Menentukan Efektivitas Program Prabowo

Ekonom Center of Reform on Economics (CORE) Indonesia Yusuf Rendy Manilet menilai Badan Gizi Nasional akan menentukan efektivitas program Prabowo tersebut. “Sebab, badan ini ditujukan untuk mengkoordinasi program makan bergizi gratis,” kata Yusuf.

Meskipun begitu, pembentukan berpotensi menambah simpul koordinasi dalam program pemerintah. Padahal, simpul koordinasi kerap kali akan memperlambat proses pemerintah dalam mengeksekusi suatu program, terutama di masa lampau.

“Apalagi, jika kita bicara masalah keterbatasan ruang anggaran fiskal yang sebenarnya masih bisa dialokasikan ke anggaran lain,” ujar Yusuf.

Setelah Badan Gizi Nasional sudah dibentuk, maka tanggung jawab pemerintah adalah merancang bentuk piloting program makan bergizi gratis. Menurut Yusuf, rancangan tersebut termasuk daerah yang akan dipilih;

“Rancangan proses monitoring dan evaluasi program juga perlu menjadi tupoksi awal dari badan ini.
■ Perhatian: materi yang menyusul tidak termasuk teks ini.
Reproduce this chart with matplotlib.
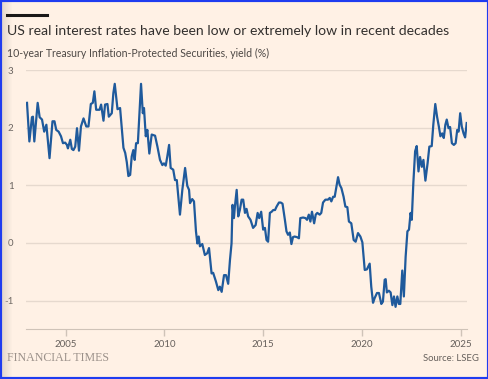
import matplotlib
matplotlib.use("Agg")
import matplotlib.pyplot as plt
from matplotlib.patches import Rectangle
from matplotlib.lines import Line2D

# 10-year TIPS yield (%) (decimal year, value)
years = [2003.05, 2003.17, 2003.30, 2003.35, 2003.42, 2003.59, 2003.69, 2003.81, 2003.92,
         2004.03, 2004.19, 2004.34, 2004.44, 2004.53, 2004.65, 2004.77, 2004.87, 2004.98,
         2005.07, 2005.12, 2005.24, 2005.32, 2005.40, 2005.49, 2005.58, 2005.68, 2005.78,
         2005.91, 2006.05, 2006.16, 2006.28, 2006.38, 2006.46, 2006.55, 2006.72, 2006.80,
         2006.92, 2007.00, 2007.12, 2007.19, 2007.34, 2007.42, 2007.49, 2007.63, 2007.76,
         2007.93, 2008.02, 2008.10, 2008.18, 2008.27, 2008.35, 2008.43, 2008.50, 2008.57,
         2008.66, 2008.74, 2008.82, 2008.91, 2008.97, 2009.06, 2009.14, 2009.24, 2009.36,
         2009.53, 2009.65, 2009.78, 2009.90, 2009.98, 2010.07, 2010.15, 2010.24, 2010.32,
         2010.45, 2010.54, 2010.63, 2010.79, 2010.91, 2011.05, 2011.16, 2011.25, 2011.30,
         2011.41, 2011.50, 2011.60, 2011.67, 2011.74, 2011.80, 2011.92, 2012.05, 2012.17,
         2012.26, 2012.39, 2012.47, 2012.61, 2012.73, 2012.81, 2012.90, 2013.02, 2013.12,
         2013.23, 2013.32, 2013.40, 2013.45, 2013.52, 2013.57, 2013.66, 2013.74, 2013.82,
         2013.91, 2013.99, 2014.08, 2014.16, 2014.24, 2014.36, 2014.49, 2014.62, 2014.72,
         2014.80, 2014.90, 2015.00, 2015.09, 2015.17, 2015.25, 2015.34, 2015.43, 2015.51,
         2015.60, 2015.68, 2015.80, 2015.89, 2015.98, 2016.10, 2016.18, 2016.26, 2016.35,
         2016.43, 2016.51, 2016.59, 2016.71, 2016.81, 2016.88, 2017.02, 2017.14, 2017.22,
         2017.31, 2017.39, 2017.47, 2017.58, 2017.66, 2017.74, 2017.86, 2017.94, 2018.03,
         2018.15, 2018.28, 2018.37, 2018.45, 2018.54, 2018.62, 2018.71, 2018.79, 2018.87,
         2018.96, 2019.07, 2019.16, 2019.26, 2019.34, 2019.46, 2019.58, 2019.68, 2019.80,
         2019.92, 2020.02, 2020.14, 2020.25, 2020.39, 2020.47, 2020.56, 2020.64, 2020.76,
         2020.86, 2020.98, 2021.06, 2021.15, 2021.20, 2021.26, 2021.36, 2021.45, 2021.54,
         2021.62, 2021.70, 2021.79, 2021.87, 2021.94, 2022.04, 2022.12, 2022.21, 2022.30,
         2022.38, 2022.46, 2022.52, 2022.60, 2022.69, 2022.77, 2022.86, 2022.94, 2023.03,
         2023.11, 2023.21, 2023.32, 2023.41, 2023.53, 2023.61, 2023.71, 2023.80, 2023.89,
         2023.97, 2024.06, 2024.14, 2024.22, 2024.29, 2024.38, 2024.46, 2024.55, 2024.65,
         2024.74, 2024.82, 2024.89, 2024.97, 2025.05, 2025.14, 2025.22, 2025.30]
yields = [2.43, 1.76, 2.18, 2.19, 1.76, 2.43, 2.18, 2.14, 1.93,
          2.05, 1.47, 2.11, 2.11, 1.96, 1.93, 1.85, 1.73, 1.74,
          1.70, 1.64, 1.79, 1.63, 1.61, 1.67, 1.99, 1.60, 2.02,
          2.16, 2.02, 2.02, 2.41, 2.43, 2.63, 2.31, 2.31, 2.40,
          2.12, 2.40, 2.41, 2.19, 2.25, 2.60, 2.76, 2.32, 2.34,
          1.65, 1.56, 1.40, 1.16, 1.18, 1.50, 1.61, 1.44, 1.73,
          1.73, 2.25, 2.76, 2.25, 2.34, 1.85, 1.96, 1.55, 1.88,
          1.86, 1.67, 1.44, 1.35, 1.38, 1.34, 1.50, 1.70, 1.30,
          1.27, 1.09, 1.09, 0.49, 0.92, 1.30, 0.99, 0.92, 0.69,
          0.76, 0.72, 0.20, -0.01, 0.11, -0.06, -0.02, -0.21, -0.18,
          -0.09, -0.53, -0.52, -0.67, -0.82, -0.76, -0.85, -0.56, -0.56,
          -0.71, -0.30, -0.01, 0.66, 0.43, 0.63, 0.92, 0.46, 0.57,
          0.75, 0.75, 0.52, 0.59, 0.46, 0.40, 0.26, 0.31, 0.52,
          0.43, 0.54, 0.23, 0.26, 0.05, 0.02, 0.52, 0.54, 0.57,
          0.57, 0.63, 0.70, 0.70, 0.68, 0.40, 0.20, 0.14, 0.18,
          -0.02, 0.10, 0.11, 0.10, 0.08, 0.43, 0.44, 0.43, 0.40,
          0.49, 0.37, 0.54, 0.34, 0.49, 0.52, 0.49, 0.52, 0.70,
          0.75, 0.75, 0.78, 0.72, 0.80, 0.80, 0.98, 1.14, 1.01,
          0.95, 0.80, 0.63, 0.62, 0.37, 0.34, 0.05, 0.02, 0.17,
          0.11, 0.01, -0.47, -0.46, -0.36, -0.76, -1.04, -0.96, -0.87,
          -0.87, -1.06, -1.02, -0.64, -0.63, -0.86, -0.83, -0.86, -1.08,
          -0.93, -1.11, -0.93, -1.06, -1.06, -0.48, -0.93, -0.24, 0.20,
          0.23, 0.52, 0.40, 1.04, 1.59, 1.68, 1.24, 1.49, 1.32,
          1.44, 1.08, 1.38, 1.67, 1.68, 2.05, 2.41, 2.19, 2.02,
          1.85, 1.90, 1.82, 2.05, 2.14, 1.99, 2.01, 1.73, 1.70,
          1.73, 1.96, 1.93, 2.25, 2.02, 1.90, 1.83, 2.08]

y_ticks = [3, 2, 1, 0, -1]
x_ticks = [2005, 2010, 2015, 2020, 2025]

bg = "#fff1e5"
grid_col = "#e6d9ce"
txt_col = "#66605c"
line_col = "#1f5a9c"

fig = plt.figure(figsize=(4.89, 3.79), dpi=100, facecolor=bg)
plt.rcParams["font.family"] = ["Lato", "DejaVu Sans"]

ax = fig.add_axes([0.0532, 0.1311, 0.9012, 0.6842])
ax.set_facecolor(bg)
ax.plot(years, yields, color=line_col, lw=1.6, solid_joinstyle="round")
ax.set_xlim(2003.0, 2025.3)
ax.set_ylim(-1.5, 3)

ax.set_yticks(y_ticks)
ax.set_yticklabels([str(t) for t in y_ticks])
ax.set_xticks(x_ticks)
ax.set_xticklabels([str(t) for t in x_ticks])
ax.yaxis.grid(True, color=grid_col, lw=1)
ax.set_axisbelow(True)
for s in ["top", "right", "left"]:
    ax.spines[s].set_visible(False)
ax.spines["bottom"].set_color("#cfc3b8")
ax.tick_params(axis="y", length=0, pad=9, labelsize=7, labelcolor=txt_col)
ax.tick_params(axis="x", length=5, width=1, color="#cfc3b8", pad=3,
               labelsize=7, labelcolor=txt_col)

# header
fig.add_artist(Line2D([7.3 / 489, 47.3 / 489], [1 - 15.3 / 379] * 2,
                      color="#1a1817", lw=2.2, transform=fig.transFigure))
fig.text(7.3 / 489, 1 - 31 / 379, "US real interest rates have been low or extremely low in recent decades",
         fontsize=10.1, color="#33302e", va="center", ha="left")
fig.text(7.3 / 489, 1 - 53.3 / 379, "10-year Treasury Inflation-Protected Securities, yield (%)",
         fontsize=7.6, color="#4d4845", va="center", ha="left")

# footer
fig.text(7.3 / 489, 1 - 357.7 / 379, "FINANCIAL TIMES", family="Liberation Serif",
         fontsize=8.6, color="#9b918a", va="center", ha="left")
fig.text(479.3 / 489, 1 - 358.7 / 379, "Source: LSEG", fontsize=6.8, color=txt_col,
         va="center", ha="right")

# left shadow and blue frame
for i in range(10):
    fig.patches.append(Rectangle(((2 + i) / 489, 0), 1 / 489, 1, transform=fig.transFigure,
                                 facecolor="#cfc4ba", alpha=0.55 * (1 - i / 10), lw=0))
fig.patches.append(Rectangle((0, 0), 1, 1, transform=fig.transFigure, fill=False,
                             edgecolor="#1f3cf0", lw=3))

fig.savefig("out.png", dpi=100, facecolor=bg)
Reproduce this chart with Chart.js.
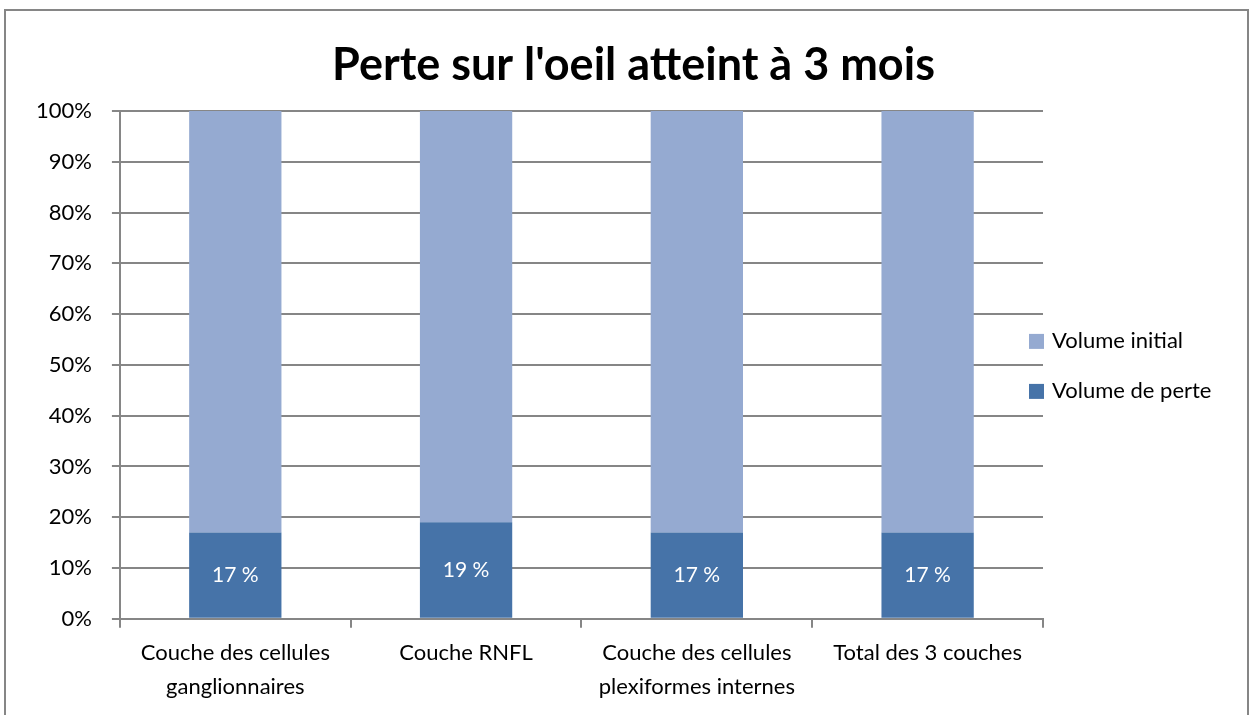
<!DOCTYPE html>
<html lang="fr">

<head>
    <meta charset="UTF-8">
    <title>Perte sur l'oeil atteint à 3 mois</title>
    <style>
        body { margin: 0; background: #fff; }
        #frame {
            position: absolute; left: 4px; top: 9px;
            width: 1241px; height: 720px;
            border: 2px solid #868686;
        }
        #wrap { position: absolute; left: 0; top: 0; width: 1249px; height: 715px; }
    </style>
</head>

<body>
    <div id="frame"></div>
    <div id="wrap"><canvas id="perteChart" width="1249" height="715"></canvas></div>
</body>

<script src="https://cdn.jsdelivr.net/npm/chart.js"></script>

<script>
    const chartTitle = "Perte sur l'oeil atteint à 3 mois";
    const categories = [
        ['Couche des cellules', 'ganglionnaires'],
        'Couche RNFL',
        ['Couche des cellules', 'plexiformes internes'],
        'Total des 3 couches'
    ];
    const volumePerte = [17, 19, 17, 17];
    const volumeInitial = [83, 81, 83, 83];
    const yTicks = [0, 10, 20, 30, 40, 50, 60, 70, 80, 90, 100];

    const FONT = "Lato, 'Open Sans', sans-serif";
    const GRID = '#868686';

    // title centred on the whole frame, not only on the plot
    const frameTitle = {
        id: 'frameTitle',
        afterDraw(chart) {
            const ctx = chart.ctx;
            ctx.save();
            ctx.fillStyle = '#000';
            ctx.font = 'bold 45px ' + FONT;
            ctx.textAlign = 'center';
            ctx.textBaseline = 'alphabetic';
            ctx.fillText(chartTitle, chart.width / 2 + 9, 80);
            ctx.restore();
        }
    };

    // white "17 %" labels in the middle of the loss segment
    const valueLabels = {
        id: 'valueLabels',
        afterDatasetsDraw(chart) {
            const ctx = chart.ctx;
            const meta = chart.getDatasetMeta(0);
            ctx.save();
            ctx.fillStyle = '#ffffff';
            ctx.font = '21px ' + FONT;
            ctx.textAlign = 'center';
            ctx.textBaseline = 'middle';
            meta.data.forEach((bar, i) => {
                const mid = (bar.y + bar.base) / 2;
                ctx.fillText(volumePerte[i] + ' %', bar.x, mid);
            });
            ctx.restore();
        }
    };

    // legend on the right, top item = last dataset, tucked against the plot edge
    const sideLegend = {
        id: 'sideLegend',
        afterDraw(chart) {
            const ctx = chart.ctx;
            const area = chart.chartArea;
            const sets = chart.data.datasets.slice().reverse();
            const mid = (area.top + area.bottom) / 2 + 1;
            const step = 50;
            ctx.save();
            ctx.font = '22px ' + FONT;
            ctx.textBaseline = 'middle';
            ctx.textAlign = 'left';
            sets.forEach((ds, i) => {
                const y = mid + (i - (sets.length - 1) / 2) * step;
                const x = area.right - 14;
                ctx.fillStyle = ds.backgroundColor;
                ctx.fillRect(x, y - 7, 15, 15);
                ctx.fillStyle = '#000';
                ctx.fillText(ds.label, x + 23, y);
            });
            ctx.restore();
        }
    };

    const ctx = document.getElementById('perteChart').getContext('2d');
    const chart = new Chart(ctx, {
        type: 'bar',
        data: {
            labels: categories,
            datasets: [{
                label: 'Volume de perte',
                data: volumePerte,
                backgroundColor: '#4673A8',
                categoryPercentage: 1,
                barPercentage: 0.4
            }, {
                label: 'Volume initial',
                data: volumeInitial,
                backgroundColor: '#95AAD1',
                categoryPercentage: 1,
                barPercentage: 0.4
            }]
        },
        options: {
            responsive: false,
            animation: false,
            layout: { padding: { left: 16, right: 206, top: 111, bottom: 3 } },
            plugins: {
                legend: { display: false },
                tooltip: { enabled: false }
            },
            scales: {
                x: {
                    stacked: true,
                    grid: {
                        offset: true,
                        drawOnChartArea: false,
                        color: GRID,
                        lineWidth: 2,
                        tickLength: 9
                    },
                    border: { color: GRID, width: 2 },
                    ticks: {
                        color: '#000',
                        font: { family: FONT, size: 22, lineHeight: 1.55 },
                        maxRotation: 0,
                        padding: 8
                    }
                },
                y: {
                    stacked: true,
                    min: 0,
                    max: 100,
                    afterBuildTicks: axis => { axis.ticks = yTicks.map(v => ({ value: v })); },
                    grid: { color: GRID, lineWidth: 2, tickLength: 8 },
                    border: { color: GRID, width: 2 },
                    ticks: {
                        color: '#000',
                        font: { family: FONT, size: 22 },
                        padding: 20,
                        callback: v => v + '%'
                    }
                }
            }
        },
        plugins: [valueLabels, sideLegend, frameTitle]
    });
</script>

</html>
Karena program makan bergizi, kemungkinan besar akan dijalankan sehingga evaluasi secara rutin perlu dilakukan oleh badan ini,” kata Yusuf.

Termasuk di dalamnya terkait evaluasi nutrisi atau gizi yang diberikan apakah sudah sesuai rancang awal. Begitu juga dalam menghadapi konsekuensi yang tidak diinginkan seperti peningkatan impor bahan pangan di tahap. Serta tak kalah penting terkait dampak program ini terhadap sektor UMKM dan pertanian.

“Apakah badan ini efektif memberi efek ke pertumbuhan ekonomi dan efektif dalam memberikan pencegahan untuk stunting. Dan bagaimana badan ini menyusun rencana atau program secara bertahap mulai tahun depan sampai lima tahun ke depan,” ujar Yusuf.